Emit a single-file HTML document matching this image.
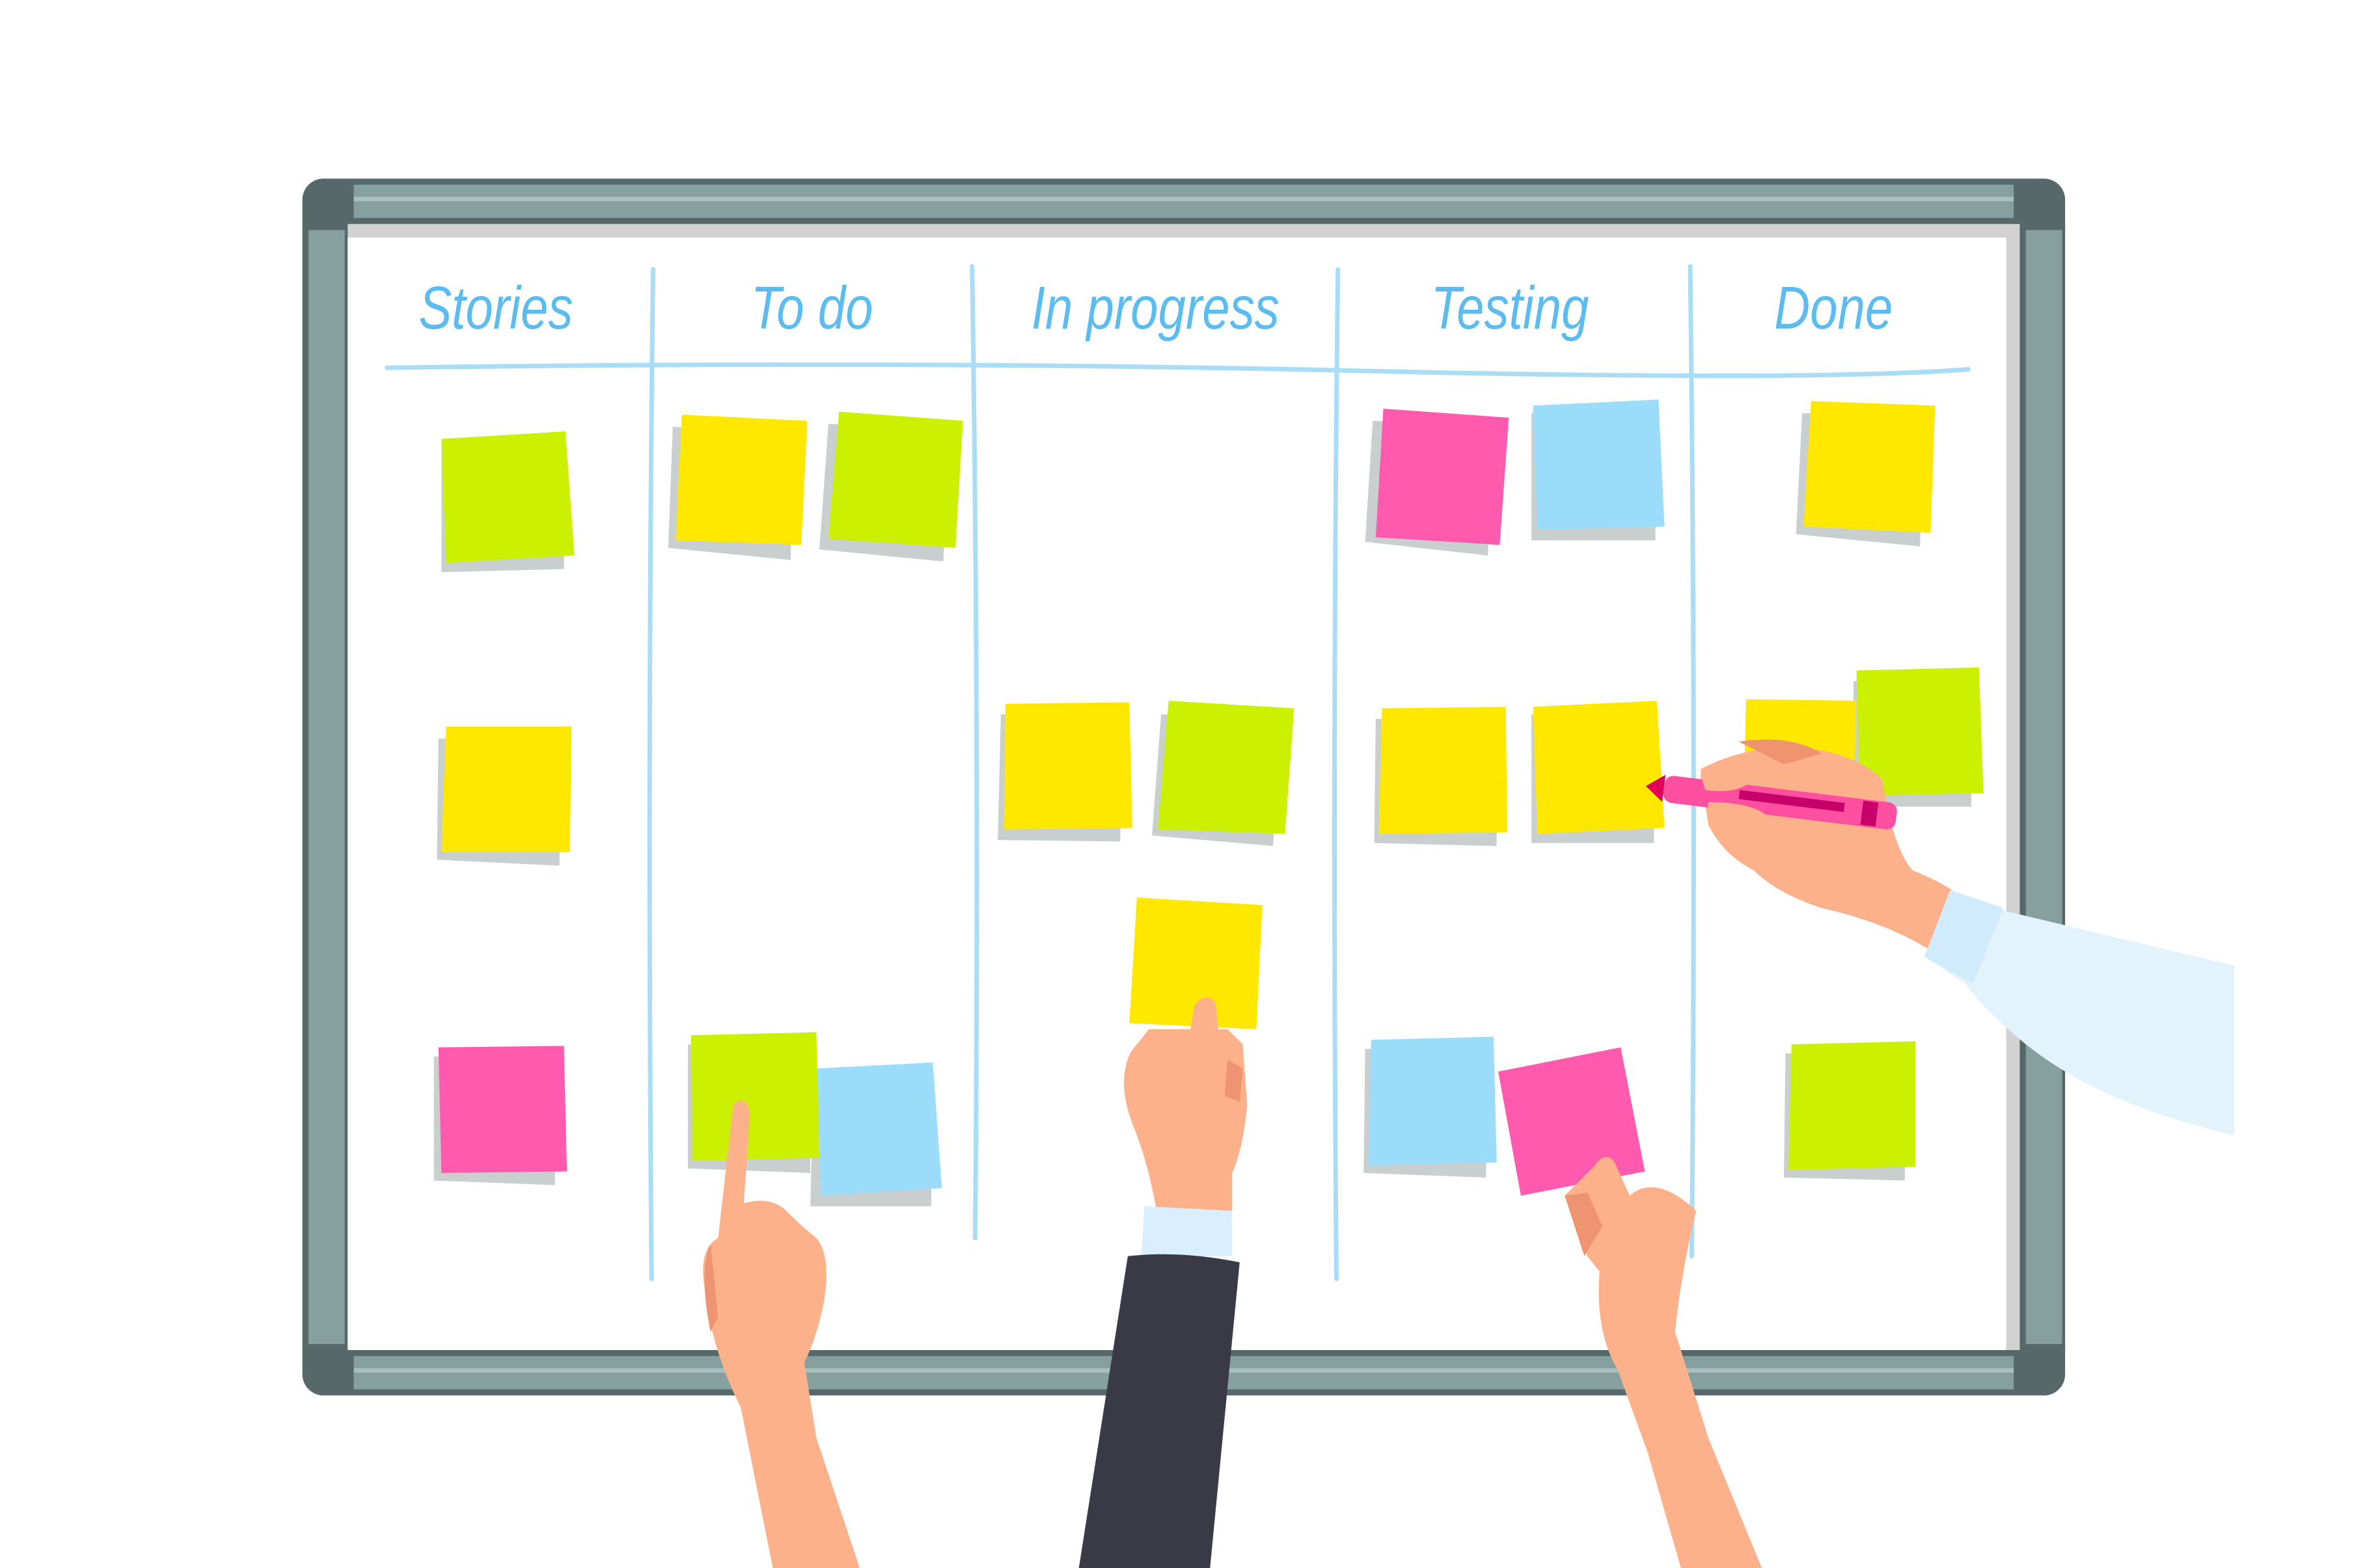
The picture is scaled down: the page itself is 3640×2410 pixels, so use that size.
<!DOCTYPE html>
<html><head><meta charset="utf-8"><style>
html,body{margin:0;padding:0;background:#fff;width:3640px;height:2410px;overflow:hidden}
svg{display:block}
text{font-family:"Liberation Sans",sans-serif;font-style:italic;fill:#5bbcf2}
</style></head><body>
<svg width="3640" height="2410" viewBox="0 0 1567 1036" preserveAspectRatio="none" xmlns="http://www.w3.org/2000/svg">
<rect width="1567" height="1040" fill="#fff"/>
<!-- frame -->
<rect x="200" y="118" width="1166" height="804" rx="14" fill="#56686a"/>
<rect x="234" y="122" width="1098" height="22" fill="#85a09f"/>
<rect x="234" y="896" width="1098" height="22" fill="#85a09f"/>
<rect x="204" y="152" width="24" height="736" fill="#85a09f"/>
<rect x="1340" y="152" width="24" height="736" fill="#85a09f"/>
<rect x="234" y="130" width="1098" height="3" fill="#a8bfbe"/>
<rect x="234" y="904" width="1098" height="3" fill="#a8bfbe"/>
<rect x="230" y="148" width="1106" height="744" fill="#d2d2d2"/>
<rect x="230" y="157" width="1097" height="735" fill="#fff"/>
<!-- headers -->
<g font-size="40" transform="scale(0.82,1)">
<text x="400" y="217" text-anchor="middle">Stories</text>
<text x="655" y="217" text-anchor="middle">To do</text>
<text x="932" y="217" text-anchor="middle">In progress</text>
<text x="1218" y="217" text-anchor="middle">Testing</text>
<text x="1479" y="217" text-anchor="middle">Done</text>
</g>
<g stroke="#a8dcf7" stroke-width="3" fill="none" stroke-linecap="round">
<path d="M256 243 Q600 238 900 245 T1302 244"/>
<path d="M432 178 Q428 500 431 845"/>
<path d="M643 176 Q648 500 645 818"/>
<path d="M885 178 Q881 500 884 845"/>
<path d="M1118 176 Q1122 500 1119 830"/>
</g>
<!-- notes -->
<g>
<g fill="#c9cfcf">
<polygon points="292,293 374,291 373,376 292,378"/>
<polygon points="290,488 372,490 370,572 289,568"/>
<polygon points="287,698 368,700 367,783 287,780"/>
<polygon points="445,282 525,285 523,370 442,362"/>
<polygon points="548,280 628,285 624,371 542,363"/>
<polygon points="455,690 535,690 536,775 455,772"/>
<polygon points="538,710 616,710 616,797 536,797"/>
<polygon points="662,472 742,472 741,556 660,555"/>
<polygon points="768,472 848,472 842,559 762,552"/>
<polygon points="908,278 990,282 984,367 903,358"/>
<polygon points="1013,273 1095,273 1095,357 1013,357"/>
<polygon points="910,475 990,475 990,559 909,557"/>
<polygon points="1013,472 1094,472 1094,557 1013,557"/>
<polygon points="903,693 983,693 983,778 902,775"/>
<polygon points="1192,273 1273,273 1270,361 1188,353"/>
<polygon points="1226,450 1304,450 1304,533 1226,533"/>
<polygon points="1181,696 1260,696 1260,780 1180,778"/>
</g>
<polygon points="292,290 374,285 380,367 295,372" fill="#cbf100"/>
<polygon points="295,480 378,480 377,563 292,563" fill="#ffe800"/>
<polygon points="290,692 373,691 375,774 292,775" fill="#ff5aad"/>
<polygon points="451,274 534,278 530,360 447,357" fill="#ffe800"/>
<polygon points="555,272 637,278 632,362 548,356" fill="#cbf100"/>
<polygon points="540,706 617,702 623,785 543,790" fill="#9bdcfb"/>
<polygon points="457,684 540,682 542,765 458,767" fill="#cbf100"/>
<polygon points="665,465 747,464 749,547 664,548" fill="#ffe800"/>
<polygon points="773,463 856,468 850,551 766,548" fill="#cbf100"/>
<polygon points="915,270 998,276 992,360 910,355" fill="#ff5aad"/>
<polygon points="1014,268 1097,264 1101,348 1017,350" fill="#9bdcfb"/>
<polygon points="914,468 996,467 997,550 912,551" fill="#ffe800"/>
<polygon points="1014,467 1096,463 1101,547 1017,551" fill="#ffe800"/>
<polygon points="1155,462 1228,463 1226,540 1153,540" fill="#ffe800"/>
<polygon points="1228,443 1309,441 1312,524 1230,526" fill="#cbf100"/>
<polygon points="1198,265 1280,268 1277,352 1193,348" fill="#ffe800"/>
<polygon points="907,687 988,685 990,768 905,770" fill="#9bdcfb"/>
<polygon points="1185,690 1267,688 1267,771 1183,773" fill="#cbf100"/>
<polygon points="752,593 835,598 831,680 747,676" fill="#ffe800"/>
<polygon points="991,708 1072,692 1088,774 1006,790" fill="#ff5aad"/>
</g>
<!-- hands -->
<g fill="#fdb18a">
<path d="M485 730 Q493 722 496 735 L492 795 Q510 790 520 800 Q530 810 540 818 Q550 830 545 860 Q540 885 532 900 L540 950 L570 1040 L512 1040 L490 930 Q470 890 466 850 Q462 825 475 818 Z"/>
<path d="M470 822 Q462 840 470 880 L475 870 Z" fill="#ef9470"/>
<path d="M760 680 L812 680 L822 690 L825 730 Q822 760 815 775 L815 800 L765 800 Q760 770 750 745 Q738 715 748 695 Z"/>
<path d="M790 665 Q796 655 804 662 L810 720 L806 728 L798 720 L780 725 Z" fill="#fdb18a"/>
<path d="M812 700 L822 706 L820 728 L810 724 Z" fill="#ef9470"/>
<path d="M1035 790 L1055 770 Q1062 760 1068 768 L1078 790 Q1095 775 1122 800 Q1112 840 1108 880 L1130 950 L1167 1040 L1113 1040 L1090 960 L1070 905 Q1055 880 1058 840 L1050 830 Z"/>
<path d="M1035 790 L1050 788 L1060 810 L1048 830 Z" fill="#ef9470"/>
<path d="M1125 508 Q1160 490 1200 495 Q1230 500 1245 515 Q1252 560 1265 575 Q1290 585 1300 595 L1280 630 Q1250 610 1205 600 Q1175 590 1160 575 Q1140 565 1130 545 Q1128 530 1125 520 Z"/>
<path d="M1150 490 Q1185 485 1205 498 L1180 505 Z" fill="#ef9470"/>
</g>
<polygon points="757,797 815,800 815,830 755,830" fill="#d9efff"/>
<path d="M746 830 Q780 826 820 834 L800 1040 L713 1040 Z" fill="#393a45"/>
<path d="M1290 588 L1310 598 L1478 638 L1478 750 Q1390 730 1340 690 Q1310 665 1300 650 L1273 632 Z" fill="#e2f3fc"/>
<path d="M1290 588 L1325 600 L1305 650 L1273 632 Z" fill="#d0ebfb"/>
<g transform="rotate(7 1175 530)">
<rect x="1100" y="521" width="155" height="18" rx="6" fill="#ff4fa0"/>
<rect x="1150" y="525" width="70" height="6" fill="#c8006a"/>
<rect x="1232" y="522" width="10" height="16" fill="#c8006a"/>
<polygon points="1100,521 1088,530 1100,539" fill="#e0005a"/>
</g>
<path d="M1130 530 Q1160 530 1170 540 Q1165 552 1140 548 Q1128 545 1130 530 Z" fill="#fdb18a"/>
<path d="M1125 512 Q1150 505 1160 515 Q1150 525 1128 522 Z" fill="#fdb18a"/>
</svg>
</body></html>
□ □ □ □ □
**Aim**
Reproduce each line exactly as it appears, omitting the pictures.

**Exercise answer**
Emit a single-file HTML document matching this image.
The picture is scaled down: the page itself is 3640×2410 pixels, so use that size.
<!DOCTYPE html>
<html><head><meta charset="utf-8"><style>
html,body{margin:0;padding:0;background:#fff;width:3640px;height:2410px;overflow:hidden}
svg{display:block}
text{font-family:"Liberation Sans",sans-serif;font-style:italic;fill:#5bbcf2}
</style></head><body>
<svg width="3640" height="2410" viewBox="0 0 1567 1036" preserveAspectRatio="none" xmlns="http://www.w3.org/2000/svg">
<rect width="1567" height="1040" fill="#fff"/>
<!-- frame -->
<rect x="200" y="118" width="1166" height="804" rx="14" fill="#56686a"/>
<rect x="234" y="122" width="1098" height="22" fill="#85a09f"/>
<rect x="234" y="896" width="1098" height="22" fill="#85a09f"/>
<rect x="204" y="152" width="24" height="736" fill="#85a09f"/>
<rect x="1340" y="152" width="24" height="736" fill="#85a09f"/>
<rect x="234" y="130" width="1098" height="3" fill="#a8bfbe"/>
<rect x="234" y="904" width="1098" height="3" fill="#a8bfbe"/>
<rect x="230" y="148" width="1106" height="744" fill="#d2d2d2"/>
<rect x="230" y="157" width="1097" height="735" fill="#fff"/>
<!-- headers -->
<g font-size="40" transform="scale(0.82,1)">
<text x="400" y="217" text-anchor="middle">Stories</text>
<text x="655" y="217" text-anchor="middle">To do</text>
<text x="932" y="217" text-anchor="middle">In progress</text>
<text x="1218" y="217" text-anchor="middle">Testing</text>
<text x="1479" y="217" text-anchor="middle">Done</text>
</g>
<g stroke="#a8dcf7" stroke-width="3" fill="none" stroke-linecap="round">
<path d="M256 243 Q600 238 900 245 T1302 244"/>
<path d="M432 178 Q428 500 431 845"/>
<path d="M643 176 Q648 500 645 818"/>
<path d="M885 178 Q881 500 884 845"/>
<path d="M1118 176 Q1122 500 1119 830"/>
</g>
<!-- notes -->
<g>
<g fill="#c9cfcf">
<polygon points="292,293 374,291 373,376 292,378"/>
<polygon points="290,488 372,490 370,572 289,568"/>
<polygon points="287,698 368,700 367,783 287,780"/>
<polygon points="445,282 525,285 523,370 442,362"/>
<polygon points="548,280 628,285 624,371 542,363"/>
<polygon points="455,690 535,690 536,775 455,772"/>
<polygon points="538,710 616,710 616,797 536,797"/>
<polygon points="662,472 742,472 741,556 660,555"/>
<polygon points="768,472 848,472 842,559 762,552"/>
<polygon points="908,278 990,282 984,367 903,358"/>
<polygon points="1013,273 1095,273 1095,357 1013,357"/>
<polygon points="910,475 990,475 990,559 909,557"/>
<polygon points="1013,472 1094,472 1094,557 1013,557"/>
<polygon points="903,693 983,693 983,778 902,775"/>
<polygon points="1192,273 1273,273 1270,361 1188,353"/>
<polygon points="1226,450 1304,450 1304,533 1226,533"/>
<polygon points="1181,696 1260,696 1260,780 1180,778"/>
</g>
<polygon points="292,290 374,285 380,367 295,372" fill="#cbf100"/>
<polygon points="295,480 378,480 377,563 292,563" fill="#ffe800"/>
<polygon points="290,692 373,691 375,774 292,775" fill="#ff5aad"/>
<polygon points="451,274 534,278 530,360 447,357" fill="#ffe800"/>
<polygon points="555,272 637,278 632,362 548,356" fill="#cbf100"/>
<polygon points="540,706 617,702 623,785 543,790" fill="#9bdcfb"/>
<polygon points="457,684 540,682 542,765 458,767" fill="#cbf100"/>
<polygon points="665,465 747,464 749,547 664,548" fill="#ffe800"/>
<polygon points="773,463 856,468 850,551 766,548" fill="#cbf100"/>
<polygon points="915,270 998,276 992,360 910,355" fill="#ff5aad"/>
<polygon points="1014,268 1097,264 1101,348 1017,350" fill="#9bdcfb"/>
<polygon points="914,468 996,467 997,550 912,551" fill="#ffe800"/>
<polygon points="1014,467 1096,463 1101,547 1017,551" fill="#ffe800"/>
<polygon points="1155,462 1228,463 1226,540 1153,540" fill="#ffe800"/>
<polygon points="1228,443 1309,441 1312,524 1230,526" fill="#cbf100"/>
<polygon points="1198,265 1280,268 1277,352 1193,348" fill="#ffe800"/>
<polygon points="907,687 988,685 990,768 905,770" fill="#9bdcfb"/>
<polygon points="1185,690 1267,688 1267,771 1183,773" fill="#cbf100"/>
<polygon points="752,593 835,598 831,680 747,676" fill="#ffe800"/>
<polygon points="991,708 1072,692 1088,774 1006,790" fill="#ff5aad"/>
</g>
<!-- hands -->
<g fill="#fdb18a">
<path d="M485 730 Q493 722 496 735 L492 795 Q510 790 520 800 Q530 810 540 818 Q550 830 545 860 Q540 885 532 900 L540 950 L570 1040 L512 1040 L490 930 Q470 890 466 850 Q462 825 475 818 Z"/>
<path d="M470 822 Q462 840 470 880 L475 870 Z" fill="#ef9470"/>
<path d="M760 680 L812 680 L822 690 L825 730 Q822 760 815 775 L815 800 L765 800 Q760 770 750 745 Q738 715 748 695 Z"/>
<path d="M790 665 Q796 655 804 662 L810 720 L806 728 L798 720 L780 725 Z" fill="#fdb18a"/>
<path d="M812 700 L822 706 L820 728 L810 724 Z" fill="#ef9470"/>
<path d="M1035 790 L1055 770 Q1062 760 1068 768 L1078 790 Q1095 775 1122 800 Q1112 840 1108 880 L1130 950 L1167 1040 L1113 1040 L1090 960 L1070 905 Q1055 880 1058 840 L1050 830 Z"/>
<path d="M1035 790 L1050 788 L1060 810 L1048 830 Z" fill="#ef9470"/>
<path d="M1125 508 Q1160 490 1200 495 Q1230 500 1245 515 Q1252 560 1265 575 Q1290 585 1300 595 L1280 630 Q1250 610 1205 600 Q1175 590 1160 575 Q1140 565 1130 545 Q1128 530 1125 520 Z"/>
<path d="M1150 490 Q1185 485 1205 498 L1180 505 Z" fill="#ef9470"/>
</g>
<polygon points="757,797 815,800 815,830 755,830" fill="#d9efff"/>
<path d="M746 830 Q780 826 820 834 L800 1040 L713 1040 Z" fill="#393a45"/>
<path d="M1290 588 L1310 598 L1478 638 L1478 750 Q1390 730 1340 690 Q1310 665 1300 650 L1273 632 Z" fill="#e2f3fc"/>
<path d="M1290 588 L1325 600 L1305 650 L1273 632 Z" fill="#d0ebfb"/>
<g transform="rotate(7 1175 530)">
<rect x="1100" y="521" width="155" height="18" rx="6" fill="#ff4fa0"/>
<rect x="1150" y="525" width="70" height="6" fill="#c8006a"/>
<rect x="1232" y="522" width="10" height="16" fill="#c8006a"/>
<polygon points="1100,521 1088,530 1100,539" fill="#e0005a"/>
</g>
<path d="M1130 530 Q1160 530 1170 540 Q1165 552 1140 548 Q1128 545 1130 530 Z" fill="#fdb18a"/>
<path d="M1125 512 Q1150 505 1160 515 Q1150 525 1128 522 Z" fill="#fdb18a"/>
</svg>
</body></html>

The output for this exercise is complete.